Task brief >> Return the complete listing that follows, with each line reproduced exactly.

Raw data >>
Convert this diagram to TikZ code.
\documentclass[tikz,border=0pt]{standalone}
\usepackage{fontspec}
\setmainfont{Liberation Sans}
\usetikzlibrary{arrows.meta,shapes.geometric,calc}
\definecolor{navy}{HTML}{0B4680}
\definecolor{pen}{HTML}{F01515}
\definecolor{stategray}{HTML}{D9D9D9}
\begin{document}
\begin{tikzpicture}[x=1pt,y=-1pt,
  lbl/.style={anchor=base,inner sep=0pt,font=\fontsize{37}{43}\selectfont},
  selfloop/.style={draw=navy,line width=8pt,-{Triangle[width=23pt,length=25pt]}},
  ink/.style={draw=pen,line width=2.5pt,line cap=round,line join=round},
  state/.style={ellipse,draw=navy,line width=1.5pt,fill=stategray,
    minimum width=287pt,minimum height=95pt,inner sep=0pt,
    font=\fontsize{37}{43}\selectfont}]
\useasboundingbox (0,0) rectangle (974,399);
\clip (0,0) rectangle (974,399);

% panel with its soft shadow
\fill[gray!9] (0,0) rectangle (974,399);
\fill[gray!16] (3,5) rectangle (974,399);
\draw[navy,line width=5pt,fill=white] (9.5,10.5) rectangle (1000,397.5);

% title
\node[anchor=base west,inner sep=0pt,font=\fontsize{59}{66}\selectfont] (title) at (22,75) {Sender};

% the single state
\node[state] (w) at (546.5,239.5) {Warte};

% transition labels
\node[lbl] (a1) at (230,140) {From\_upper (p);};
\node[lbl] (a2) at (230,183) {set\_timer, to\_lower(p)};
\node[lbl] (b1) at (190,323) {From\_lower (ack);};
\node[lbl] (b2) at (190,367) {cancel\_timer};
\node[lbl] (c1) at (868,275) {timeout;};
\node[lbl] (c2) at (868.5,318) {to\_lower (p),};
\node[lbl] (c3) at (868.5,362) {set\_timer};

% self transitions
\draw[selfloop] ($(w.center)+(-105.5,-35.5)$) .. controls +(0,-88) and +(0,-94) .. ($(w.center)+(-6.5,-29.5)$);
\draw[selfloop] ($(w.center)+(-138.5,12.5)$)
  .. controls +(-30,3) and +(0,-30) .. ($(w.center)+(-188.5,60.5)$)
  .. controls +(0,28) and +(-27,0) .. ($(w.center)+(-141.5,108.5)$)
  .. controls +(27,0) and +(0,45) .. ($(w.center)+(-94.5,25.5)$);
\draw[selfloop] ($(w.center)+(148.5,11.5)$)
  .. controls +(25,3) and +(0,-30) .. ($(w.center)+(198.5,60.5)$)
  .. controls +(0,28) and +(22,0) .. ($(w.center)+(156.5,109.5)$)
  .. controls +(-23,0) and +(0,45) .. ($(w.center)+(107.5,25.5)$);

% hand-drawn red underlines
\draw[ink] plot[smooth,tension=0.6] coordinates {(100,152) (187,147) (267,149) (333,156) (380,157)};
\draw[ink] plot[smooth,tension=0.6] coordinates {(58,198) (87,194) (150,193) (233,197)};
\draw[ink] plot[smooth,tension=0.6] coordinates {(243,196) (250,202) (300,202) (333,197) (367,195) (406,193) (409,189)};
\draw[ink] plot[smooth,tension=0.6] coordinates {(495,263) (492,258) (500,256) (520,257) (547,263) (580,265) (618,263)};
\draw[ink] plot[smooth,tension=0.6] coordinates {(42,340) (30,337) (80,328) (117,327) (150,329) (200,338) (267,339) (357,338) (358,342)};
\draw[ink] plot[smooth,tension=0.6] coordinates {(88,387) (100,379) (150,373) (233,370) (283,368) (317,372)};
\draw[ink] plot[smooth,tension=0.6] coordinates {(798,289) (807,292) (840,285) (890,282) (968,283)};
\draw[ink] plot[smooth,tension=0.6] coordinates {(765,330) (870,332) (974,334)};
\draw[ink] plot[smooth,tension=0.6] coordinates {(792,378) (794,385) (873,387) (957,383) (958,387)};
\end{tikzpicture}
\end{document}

Exercise result >>
Convert this diagram to TikZ code.
\documentclass[tikz,border=0pt]{standalone}
\usepackage{fontspec}
\setmainfont{Liberation Sans}
\usetikzlibrary{arrows.meta,shapes.geometric,calc}
\definecolor{navy}{HTML}{0B4680}
\definecolor{pen}{HTML}{F01515}
\definecolor{stategray}{HTML}{D9D9D9}
\begin{document}
\begin{tikzpicture}[x=1pt,y=-1pt,
  lbl/.style={anchor=base,inner sep=0pt,font=\fontsize{37}{43}\selectfont},
  selfloop/.style={draw=navy,line width=8pt,-{Triangle[width=23pt,length=25pt]}},
  ink/.style={draw=pen,line width=2.5pt,line cap=round,line join=round},
  state/.style={ellipse,draw=navy,line width=1.5pt,fill=stategray,
    minimum width=287pt,minimum height=95pt,inner sep=0pt,
    font=\fontsize{37}{43}\selectfont}]
\useasboundingbox (0,0) rectangle (974,399);
\clip (0,0) rectangle (974,399);

% panel with its soft shadow
\fill[gray!9] (0,0) rectangle (974,399);
\fill[gray!16] (3,5) rectangle (974,399);
\draw[navy,line width=5pt,fill=white] (9.5,10.5) rectangle (1000,397.5);

% title
\node[anchor=base west,inner sep=0pt,font=\fontsize{59}{66}\selectfont] (title) at (22,75) {Sender};

% the single state
\node[state] (w) at (546.5,239.5) {Warte};

% transition labels
\node[lbl] (a1) at (230,140) {From\_upper (p);};
\node[lbl] (a2) at (230,183) {set\_timer, to\_lower(p)};
\node[lbl] (b1) at (190,323) {From\_lower (ack);};
\node[lbl] (b2) at (190,367) {cancel\_timer};
\node[lbl] (c1) at (868,275) {timeout;};
\node[lbl] (c2) at (868.5,318) {to\_lower (p),};
\node[lbl] (c3) at (868.5,362) {set\_timer};

% self transitions
\draw[selfloop] ($(w.center)+(-105.5,-35.5)$) .. controls +(0,-88) and +(0,-94) .. ($(w.center)+(-6.5,-29.5)$);
\draw[selfloop] ($(w.center)+(-138.5,12.5)$)
  .. controls +(-30,3) and +(0,-30) .. ($(w.center)+(-188.5,60.5)$)
  .. controls +(0,28) and +(-27,0) .. ($(w.center)+(-141.5,108.5)$)
  .. controls +(27,0) and +(0,45) .. ($(w.center)+(-94.5,25.5)$);
\draw[selfloop] ($(w.center)+(148.5,11.5)$)
  .. controls +(25,3) and +(0,-30) .. ($(w.center)+(198.5,60.5)$)
  .. controls +(0,28) and +(22,0) .. ($(w.center)+(156.5,109.5)$)
  .. controls +(-23,0) and +(0,45) .. ($(w.center)+(107.5,25.5)$);

% hand-drawn red underlines
\draw[ink] plot[smooth,tension=0.6] coordinates {(100,152) (187,147) (267,149) (333,156) (380,157)};
\draw[ink] plot[smooth,tension=0.6] coordinates {(58,198) (87,194) (150,193) (233,197)};
\draw[ink] plot[smooth,tension=0.6] coordinates {(243,196) (250,202) (300,202) (333,197) (367,195) (406,193) (409,189)};
\draw[ink] plot[smooth,tension=0.6] coordinates {(495,263) (492,258) (500,256) (520,257) (547,263) (580,265) (618,263)};
\draw[ink] plot[smooth,tension=0.6] coordinates {(42,340) (30,337) (80,328) (117,327) (150,329) (200,338) (267,339) (357,338) (358,342)};
\draw[ink] plot[smooth,tension=0.6] coordinates {(88,387) (100,379) (150,373) (233,370) (283,368) (317,372)};
\draw[ink] plot[smooth,tension=0.6] coordinates {(798,289) (807,292) (840,285) (890,282) (968,283)};
\draw[ink] plot[smooth,tension=0.6] coordinates {(765,330) (870,332) (974,334)};
\draw[ink] plot[smooth,tension=0.6] coordinates {(792,378) (794,385) (873,387) (957,383) (958,387)};
\end{tikzpicture}
\end{document}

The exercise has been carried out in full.